Turn in your program code for generating or transforming data, a small
sample of the records generated for each relation (5 or so records per
relation), and a script showing the loading of your data into MySQL.
- Develop and test:
- At least six SQL data retrieval (select) commands.
- At least two each of the four types of SQL data modification
commands: insert a single tuple, insert a subquery,
delete, update.
Please note:
- For this assignment you will be invoking your SQL commands
interactively through mysql, as described in the document Getting
Started With MySQL. Of course you should certainly build a
script file, rather than typing in the queries each time you run them.
- Please write "interesting" queries. You should try to use
most or all of the SQL constructs discussed in class and in the
textbook (subqueries, aggregates, set operators, etc.).

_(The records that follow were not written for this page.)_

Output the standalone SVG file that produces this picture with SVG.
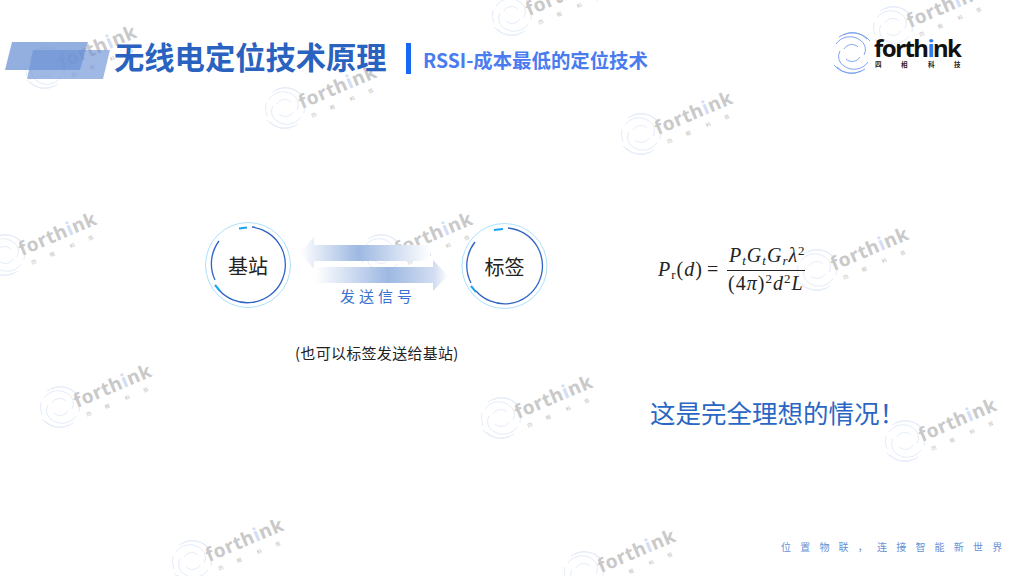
<svg xmlns="http://www.w3.org/2000/svg" width="1024" height="576" viewBox="0 0 1024 576">
<style>
.cjk{font-family:"Noto Sans CJK SC","Noto Sans",sans-serif}
.wm{font-family:"Noto Sans","DejaVu Sans",sans-serif;font-weight:700;font-size:19px;fill:#c9c9c9;letter-spacing:.6px}
.wms{font-family:"Noto Sans CJK SC",sans-serif;font-size:5px;fill:#bdbdbd}
.m{font-family:"Liberation Serif",serif;font-size:20px;fill:#222}
.mi{font-style:italic}
.sub{font-size:13px}
.sw{fill:none;stroke:#e4ecfa;stroke-width:1}
</style>
<defs>
<linearGradient id="gl" x1="0" x2="1" y1="0" y2="0"><stop offset="0" stop-color="#fff"/><stop offset=".45" stop-color="#9db8e2"/><stop offset="1" stop-color="#fff"/></linearGradient>
<linearGradient id="gr" x1="0" x2="1" y1="0" y2="0"><stop offset="0" stop-color="#fff"/><stop offset=".55" stop-color="#9db8e2"/><stop offset=".9" stop-color="#d3def2"/><stop offset="1" stop-color="#fff"/></linearGradient>
<g id="swirl">
<path class="sw" d="M-9-18A20 20 0 0 1 15-14M-13-16A23 23 0 0 1 18-12M-16-9A17 17 0 0 1 8-13A11 11 0 0 1 12 2"/>
<path class="sw" d="M9 18A20 20 0 0 1-15 14M13 16A23 23 0 0 1-18 12M16 9A17 17 0 0 1-8 13A11 11 0 0 1-12-2"/>
<path class="sw" d="M-8-4A9 9 0 0 1 6-6M8 4A9 9 0 0 1-6 6M-19-5A20 20 0 0 0-18 8M19 5A20 20 0 0 0 18-8"/>
</g>
<g id="mark">
<use href="#swirl"/>
<g transform="translate(17 1) rotate(-23)">
<text class="wm" x="0" y="0">forth<tspan fill="#d3def5">i</tspan>nk</text>
<text class="wms" x="6" y="12">四</text><text class="wms" x="26" y="12">相</text><text class="wms" x="48" y="12">科</text><text class="wms" x="68" y="12">技</text>
</g>
</g>
</defs>
<rect width="1024" height="576" fill="#fff"/>
<g id="watermarks">
<use href="#mark" x="45" y="68"/><use href="#mark" x="285" y="108"/><use href="#mark" x="512" y="15"/><use href="#mark" x="893" y="27"/><use href="#mark" x="641" y="134"/><use href="#mark" x="5" y="255"/><use href="#mark" x="381" y="255"/><use href="#mark" x="817" y="270"/><use href="#mark" x="60" y="407"/><use href="#mark" x="501" y="418"/><use href="#mark" x="905" y="441"/><use href="#mark" x="192" y="561"/><use href="#mark" x="584" y="572"/>
</g>
<g id="header">
<polygon points="12,42 88,42 80,70 5,70" fill="#6d94d6" fill-opacity=".75"/>
<polygon points="33,50 110,50 103,79 27,79" fill="#6d94d6" fill-opacity=".65"/>
<text class="cjk" x="114" y="69" font-size="30.300" font-weight="700" fill="#2a62bf">无线电定位技术原理</text>
<rect x="406" y="43" width="5" height="31" fill="#1769f2"/>
<text class="cjk" x="423" y="67.500" font-size="19.400" font-weight="700" fill="#4a7cf0">RSSI-成本最低的定位技术</text>
</g>
<g id="logo">
<g transform="translate(852 53)"><path d="M-9-18A20 20 0 0 1 15-14M-13-16A23 23 0 0 1 18-12M-16-9A17 17 0 0 1 8-13A11 11 0 0 1 12 2M9 18A20 20 0 0 1-15 14M13 16A23 23 0 0 1-18 12M16 9A17 17 0 0 1-8 13A11 11 0 0 1-12-2M-8-4A9 9 0 0 1 6-6M8 4A9 9 0 0 1-6 6" fill="none" stroke="#7ea4f3" stroke-width="1"/></g>
<text x="874" y="57" font-family="'Noto Sans',sans-serif" font-weight="700" font-size="24" fill="#111" textLength="88" lengthAdjust="spacing">forth<tspan fill="#2f7bf0">i</tspan>nk</text>
<g class="cjk" font-size="6.500" font-weight="700" fill="#222"><text x="875" y="66.500">四</text><text x="901" y="66.500">相</text><text x="928" y="66.500">科</text><text x="954" y="66.500">技</text></g>
</g>
<g id="connectors">
<path d="M300 253L314 237V245H430V261H314V269Z" fill="url(#gl)"/>
<path d="M315 267H433V260L448 275.500L433 291V283H315Z" fill="url(#gr)"/>
</g>
<g id="node-base">
<circle cx="248" cy="265" r="42.500" fill="none" stroke="#aee0fb" stroke-width="1"/>
<path d="M252 227A38 38 0 1 1 219 290" fill="none" stroke="#2f63c4" stroke-width="1.300"/>
<path d="M215 280A38 38 0 0 1 219 241" fill="none" stroke="#2f63c4" stroke-width="1.300"/>
<path d="M239 228.500L247 227.500M215 285L220 291" fill="none" stroke="#18a4f0" stroke-width="2"/>
<text class="cjk" x="248" y="274" font-size="20" text-anchor="middle" fill="#222">基站</text>
</g>
<g id="node-tag">
<circle cx="504.500" cy="266" r="42.500" fill="none" stroke="#aee0fb" stroke-width="1"/>
<path d="M508 228A38 38 0 1 1 476 291" fill="none" stroke="#2f63c4" stroke-width="1.300"/>
<path d="M471 283A38 38 0 0 1 475 242" fill="none" stroke="#2f63c4" stroke-width="1.300"/>
<path d="M494 230L503 229M471 286L476 292" fill="none" stroke="#18a4f0" stroke-width="2"/>
<text class="cjk" x="504.500" y="275" font-size="20" text-anchor="middle" fill="#222">标签</text>
</g>
<g id="labels">
<text class="cjk" x="340" y="302" font-size="15" letter-spacing="4" fill="#3a72cf">发送信号</text>
<text class="cjk" x="295" y="359" font-size="15" letter-spacing=".3" fill="#222">(也可以标签发送给基站)</text>
<text class="cjk" x="650" y="423" font-size="25.500" fill="#2a66c4">这是完全理想的情况！</text>
<text class="cjk" x="781" y="551" font-size="10" letter-spacing="9.200" fill="#6a90d4">位置物联，连接智能新世界</text>
</g>
<g id="formula">
<text class="m" x="658" y="276" letter-spacing="1"><tspan class="mi">P</tspan><tspan class="sub" dy="3">r</tspan><tspan dy="-3">(</tspan><tspan class="mi">d</tspan>)</text>
<text class="m" x="707" y="276">=</text>
<line x1="727" x2="805" y1="270.500" y2="270.500" stroke="#222"/>
<text class="m" x="729" y="262" letter-spacing="1"><tspan class="mi">P</tspan><tspan class="sub mi" dy="3">t</tspan><tspan class="mi" dy="-3">G</tspan><tspan class="sub mi" dy="3">t</tspan><tspan class="mi" dy="-3">G</tspan><tspan class="sub mi" dy="3">r</tspan><tspan class="mi" dy="-3">λ</tspan><tspan class="sub" dy="-7">2</tspan></text>
<text class="m" x="728" y="290" letter-spacing="1">(4<tspan class="mi">π</tspan>)<tspan class="sub" dy="-7">2</tspan><tspan class="mi" dy="7">d</tspan><tspan class="sub" dy="-7">2</tspan><tspan class="mi" dy="7">L</tspan></text>
</g>
</svg>
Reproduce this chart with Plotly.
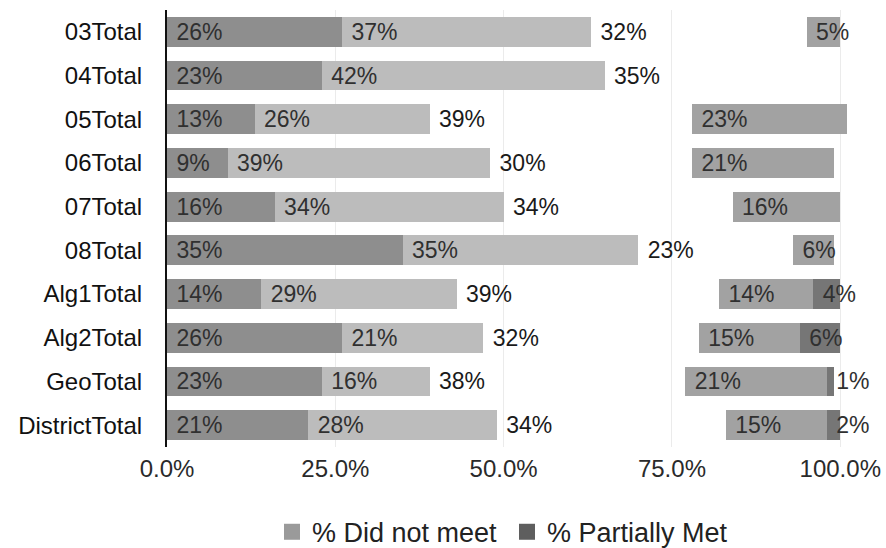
import plotly.graph_objects as go

categories = ["03Total", "04Total", "05Total", "06Total", "07Total", "08Total",
              "Alg1Total", "Alg2Total", "GeoTotal", "DistrictTotal"]
did_not_meet = [26, 23, 13, 9, 16, 35, 14, 26, 23, 21]
partially_met = [37, 42, 26, 39, 34, 35, 29, 21, 16, 28]
met = [32, 35, 39, 30, 34, 23, 39, 32, 38, 34]
exceeded = [5, 0, 23, 21, 16, 6, 14, 15, 21, 15]
fifth = [0, 0, 0, 0, 0, 0, 4, 6, 1, 2]
tick_vals = [0, 25, 50, 75, 100]
tick_text = [f"{v:.1f}%" for v in tick_vals]
legend_names = ["% Did not meet", "% Partially Met"]
legend_colors = ["#9a9a9a", "#5e5e5e"]

FONT = "Liberation Sans, Arial, Helvetica, sans-serif"

series = [
    ("seg1", did_not_meet, "#8e8e8e", "#303030"),
    ("seg2", partially_met, "#bcbcbc", "#303030"),
    ("seg3", met, "rgba(255,255,255,0)", "#1a1a1a"),
    ("seg4", exceeded, "#a2a2a2", "#303030"),
    ("seg5", fifth, "#767676", "#303030"),
]

fig = go.Figure()
for name, vals, color, tcolor in series:
    fig.add_trace(go.Bar(
        y=categories, x=vals, orientation="h", name=name,
        marker=dict(color=color, line=dict(width=0)),
        text=[f"\u00a0{v}%" if v > 0 else "" for v in vals],
        textposition="inside", insidetextanchor="start", textangle=0,
        constraintext="none", cliponaxis=False,
        textfont=dict(family=FONT, size=23, color=tcolor),
        showlegend=False,
        hoverinfo="skip",
    ))

for lname, lcolor in zip(legend_names, legend_colors):
    fig.add_trace(go.Scatter(
        x=[None], y=[None], mode="markers", name=lname,
        marker=dict(symbol="square", size=22, color=lcolor),
        showlegend=True, hoverinfo="skip",
    ))

fig.update_layout(
    barmode="stack",
    bargap=0.32,
    width=886, height=548,
    margin=dict(l=167, r=39, t=10, b=101, autoexpand=False),
    paper_bgcolor="white", plot_bgcolor="white",
    font=dict(family=FONT, size=24, color="#222"),
    xaxis=dict(range=[0, 101], tickvals=tick_vals, ticktext=tick_text,
               showgrid=True, gridcolor="#ebebeb", gridwidth=1, zeroline=False,
               showline=False, ticks="", tickfont=dict(family=FONT, size=24, color="#2a2a2a"),
               ticklabelstandoff=5),
    yaxis=dict(autorange="reversed", showline=True, linecolor="#111", linewidth=2,
               ticks="", tickfont=dict(family=FONT, size=24, color="#111"),
               ticklabelstandoff=18),
    legend=dict(orientation="h", x=0.5, xanchor="center", y=-0.195, yanchor="middle",
                font=dict(family=FONT, size=27, color="#222"), entrywidth=190,
                traceorder="normal", itemsizing="trace"),
)

fig.write_html("out.html")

You will not
receive full credit if your queries and modifications are all extremely
simple.
- We suggest that you experiment with your SQL commands on your
small hand-created database before running them on the large database
for which you generated data. Initial debugging is much easier when
you're operating on small amounts of data. Once you're confident that
your commands are working, try them on your large database. We do
expect that the commands you turn in work properly on both your small
and large databases.
- If you discover that most or all of your "interesting" queries
return an empty answer on your large database, check whether you
followed the instructions in part (b) for generating data values
that join properly. You may need to modify your data generator.
- Turn in a copy of all of your SQL commands, along with a
script illustrating their execution on either your large
database. Your script should be sufficient to convince us that your
commands run successfully, but you can and should truncate query
results after a few lines. Please do not turn in query results that
are hundreds of lines long.
Problem Set
You will complete the problem set online using Gradiance. Log in at
http://www.gradiance.com/services.
The name of the homework is CS 235 Homework 3. All questions in this
problem set are multiple choice. However, to answer them correctly
you will need to work out their long (general) answers. A correct
answer is worth 3 points. You lose a point for each incorrect
answer. You can take the assignment as many times as you like; only
your last score will count. Note that you will probably get slightly
different questions each time you take it.